Produced at The St. James's Theatre - Opening 14th April, 1904
Review from Black and White - 23rd April, 1904.

Seekers for a moral in Mr. George Alexander's production, Saturday to Monday, will decide that if you invite people to spend a week-end at your country cottage, it is wisest to name a definite date; otherwise you will find inconvenient people arriving and breaking in a delightful tete-a-tete. Still if the visitors had not come to Mrs. Wendover's cottage at Thames Filton on a Saturday when no one but Lord Culvert of Alcester was expected, there might have been no play; for Mrs. Wendover would not have learnt that as Agatha did not love Lord Culvert, she might accept him without fear of conscience. Agatha, by the way, is one of the most disingenuous but charming young people it has been our fortune to meet for a long time, on the stage or off; and as played by Miss Beatrice Forbes-Robertson, she quite takes one's heart, and makes one envy the sandwich-eating Probyn Dyke (Mr. Vane-Tempest has a gift for eating sandwiches on the stage, which tends to make us forget his other abilities).

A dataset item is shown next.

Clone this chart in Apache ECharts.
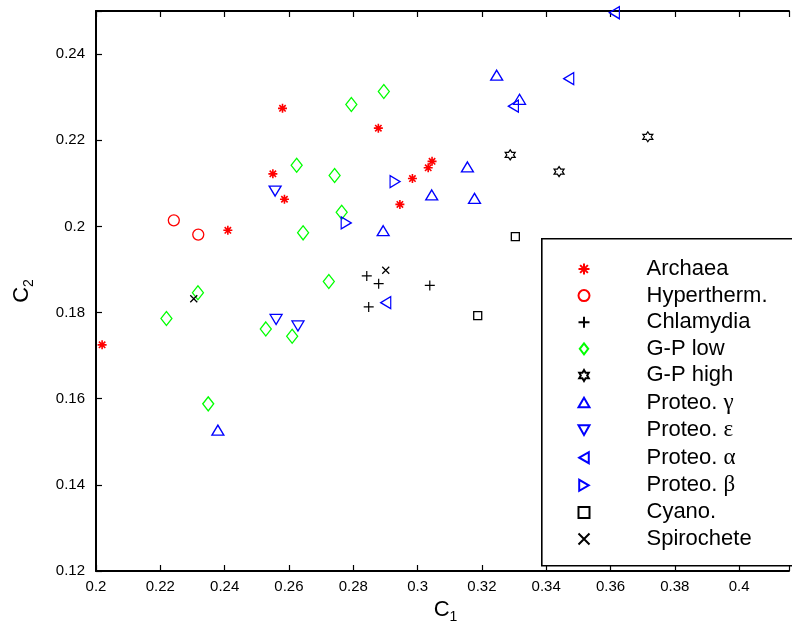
<!DOCTYPE html>
<html><head><meta charset="utf-8">
<script src="https://cdn.jsdelivr.net/npm/echarts@6/dist/echarts.min.js"></script>
<style>html,body{margin:0;padding:0;background:#fff}#c{width:792px;height:630px}</style>
</head><body><div id="c"></div>
<script>
// ---- data (C1, C2) ----
const archaea = [[0.2019,0.1725],[0.2410,0.1991],[0.2550,0.2122],[0.2580,0.2274],[0.2586,0.2063],[0.2878,0.2228],[0.2945,0.2051],[0.2984,0.2111],[0.3033,0.2136],[0.3045,0.2151]];
const hypertherm = [[0.2242,0.2014],[0.2318,0.1981]];
const chlamydia = [[0.2842,0.1885],[0.2879,0.1867],[0.2848,0.1813],[0.3038,0.1863]];
const gpLow = [[0.2895,0.2313],[0.2794,0.2283],[0.2624,0.2142],[0.2742,0.2118],[0.2764,0.2033],[0.2644,0.1985],[0.2724,0.1872],[0.2317,0.1846],[0.2219,0.1786],[0.2528,0.1762],[0.2610,0.1745],[0.2349,0.1588]];
const gpHigh = [[0.3288,0.2166],[0.3440,0.2127],[0.3716,0.2208]];
const proteoGamma = [[0.3246,0.2351],[0.3317,0.2295],[0.3155,0.2138],[0.3044,0.2073],[0.3177,0.2065],[0.2893,0.1990],[0.2379,0.1527]];
const proteoEpsilon = [[0.2557,0.2082],[0.2560,0.1784],[0.2628,0.1769]];
const proteoAlpha = [[0.3612,0.2496],[0.3470,0.2343],[0.3298,0.2279],[0.2901,0.1823]];
const proteoBeta = [[0.2930,0.2104],[0.2778,0.2008]];
const cyano = [[0.3304,0.1976],[0.3187,0.1793]];
const spirochete = [[0.2901,0.1898],[0.2304,0.1832]];

const seriesNames = ['Archaea','Hypertherm.','Chlamydia','G-P low','G-P high','Proteo. γ','Proteo. ε','Proteo. α','Proteo. β','Cyano.','Spirochete'];
const seriesData = [archaea,hypertherm,chlamydia,gpLow,gpHigh,proteoGamma,proteoEpsilon,proteoAlpha,proteoBeta,cyano,spirochete];

const xTickMin = 0.2, xTickStep = 0.02, xMax = 0.4155;
const yTickMin = 0.12, yTickStep = 0.02, yMax = 0.25;

// ---- styles ----
const RED='#ff0000', GREEN='#00ff00', BLUE='#0000ff', BLACK='#000000';
function starPath(){
  let p='';
  for(let k=0;k<12;k++){
    const a=(-90+k*30)*Math.PI/180, r=(k%2===0)?10:5.77;
    p+=(k===0?'M':'L')+(r*Math.cos(a)).toFixed(3)+','+(r*Math.sin(a)).toFixed(3);
  }
  return 'path://'+p+'Z';
}
const styles = [
  {symbol:'path://M0,-10L0,10M-10,0L10,0M-7.07,-7.07L7.07,7.07M-7.07,7.07L7.07,-7.07', size:9, color:RED, bw:1.6},
  {symbol:'circle', size:11, color:RED, bw:1.3},
  {symbol:'path://M0,-10L0,10M-10,0L10,0', size:10, color:BLACK, bw:1.2},
  {symbol:'path://M0,-13L10,0L0,13L-10,0Z', size:[11,14], color:GREEN, bw:1.3},
  {symbol:starPath(), size:10, color:BLACK, bw:1.2},
  {symbol:'path://M0,-10L11.5,10L-11.5,10Z', size:[12,10], color:BLUE, bw:1.3},
  {symbol:'path://M0,10L11.5,-10L-11.5,-10Z', size:[12,10], color:BLUE, bw:1.3},
  {symbol:'path://M-10,0L10,-11.5L10,11.5Z', size:[10,12], color:BLUE, bw:1.3},
  {symbol:'path://M10,0L-10,-11.5L-10,11.5Z', size:[10,12], color:BLUE, bw:1.3},
  {symbol:'path://M-10,-10L10,-10L10,10L-10,10Z', size:8, color:BLACK, bw:1.3},
  {symbol:'path://M-10,-10L10,10M-10,10L10,-10', size:7, color:BLACK, bw:1.3}
];

const series = seriesNames.map((n,i)=>({
  name:n, type:'scatter', data:seriesData[i],
  symbol:styles[i].symbol, symbolSize:styles[i].size,
  itemStyle:{color:'none', borderColor:styles[i].color, borderWidth:styles[i].bw, opacity:1},
  emphasis:{disabled:true}, z:3
}));

const FONT='Liberation Sans';
const chart = echarts.init(document.getElementById('c'),null,{renderer:'canvas'});
const fmtTick = (step)=> (v)=> Math.abs(v/step-Math.round(v/step))>1e-6 ? '' : String(+v.toFixed(4));
const nameRich = {a:{fontFamily:FONT,fontSize:22,color:BLACK},b:{fontFamily:FONT,fontSize:14,color:BLACK,padding:[14,0,0,0]}};
chart.setOption({
  animation:false,
  backgroundColor:'#fff',
  grid:{left:96, top:11, right:0, bottom:59, containLabel:false},
  xAxis:[{
    type:'value', min:xTickMin, max:xMax, interval:xTickStep,
    axisLine:{onZero:false, lineStyle:{color:BLACK, width:2}},
    axisTick:{inside:true, length:6, lineStyle:{color:BLACK, width:1.2}},
    axisLabel:{color:BLACK, fontFamily:FONT, fontSize:15, margin:8, formatter:fmtTick(xTickStep)},
    splitLine:{show:false},
    name:'{a|C}{b|1}', nameLocation:'middle', nameGap:24,
    nameTextStyle:{rich:nameRich, padding:[0,0,0,6]}
  },{
    type:'value', position:'top', min:xTickMin, max:xMax, interval:xTickStep,
    axisLine:{onZero:false, lineStyle:{color:BLACK, width:2}},
    axisTick:{inside:true, length:6, lineStyle:{color:BLACK, width:1.2}},
    axisLabel:{show:false}, splitLine:{show:false}
  }],
  yAxis:[{
    type:'value', min:yTickMin, max:yMax, interval:yTickStep,
    axisLine:{onZero:false, lineStyle:{color:BLACK, width:2}},
    axisTick:{inside:true, length:6, lineStyle:{color:BLACK, width:1.2}},
    axisLabel:{color:BLACK, fontFamily:FONT, fontSize:15, margin:11, formatter:fmtTick(yTickStep)},
    splitLine:{show:false},
    name:'{a|C}{b|2}', nameLocation:'middle', nameGap:60, nameRotate:90,
    nameTextStyle:{rich:nameRich}
  },{
    type:'value', position:'right', min:yTickMin, max:yMax, interval:yTickStep,
    axisLine:{show:false}, axisTick:{show:false}, axisLabel:{show:false}, splitLine:{show:false}
  }],
  graphic:[{type:'rect', left:541, top:238, z:50, shape:{width:300, height:327}, style:{fill:'#fff', stroke:BLACK, lineWidth:1.6}}],
  legend:{
    orient:'vertical', left:571, top:253, z:100,
    itemWidth:11, itemHeight:11, itemGap:4.6,
    selectedMode:false,
    data:seriesNames,
    formatter:(n)=>{
      const m = n.match(/^(Proteo\. )(.)$/);
      return m ? '{t|'+m[1]+'}{g|'+m[2]+'}' : '{t|'+n+'}';
    },
    textStyle:{padding:[0,0,0,52], lineHeight:22, rich:{
      t:{fontFamily:FONT,fontSize:22,color:BLACK,lineHeight:22},
      g:{fontFamily:'Liberation Serif',fontSize:23,color:BLACK,lineHeight:22}
    }}
  },
  series:series
});
</script></body></html>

Still, Lord Culvert does not care for Agatha, but he does care for Mrs. Wendover, and these two couples are properly sorted out at the close. But Lady Diana Porchester (Agatha's mother), Miss Toop, the curate's sister, and her friend, Miss Skeat, are disappointed; for they believed Lord Culvert was proposing to them in real earnest when he was only doing what Mrs. Wendover "dared" him to undertake. And putting them off by saying it was on Probyn Dyke's behalf and not on his own only led them to the "backwater where the lilies grow," and to disillusion. "Saturday to Monday" is a merry farce, which is spoiled only by the touch of bad manners in Lord Culvert's behaviour to these three ladies; Miss Lilian Braithwaite seems unable to adopt the attitude of farce, but nothing better could be desired than the portraiture of the two ladies (Miss Ursula Toop and Miss Skeat, her friend) by Miss Frances Wetherall and Miss Alice Beet. Messrs. Fred Fenn and Richard Pryce have also provided good opportunities for Mr. Hignett and Mr. E. Vivian Reynolds as the Rev. Lemuel Toop, the curate of Thames Filton, and Mr. Stanley Pidding, an elderly society idiot. Mr. Alexander reverts to his earlier manner, but has not regained all the qualities which made his Dr. Bill so amusing, and, of course, Saturday to Monday is not on the same plane as The Importance of Being Earnest.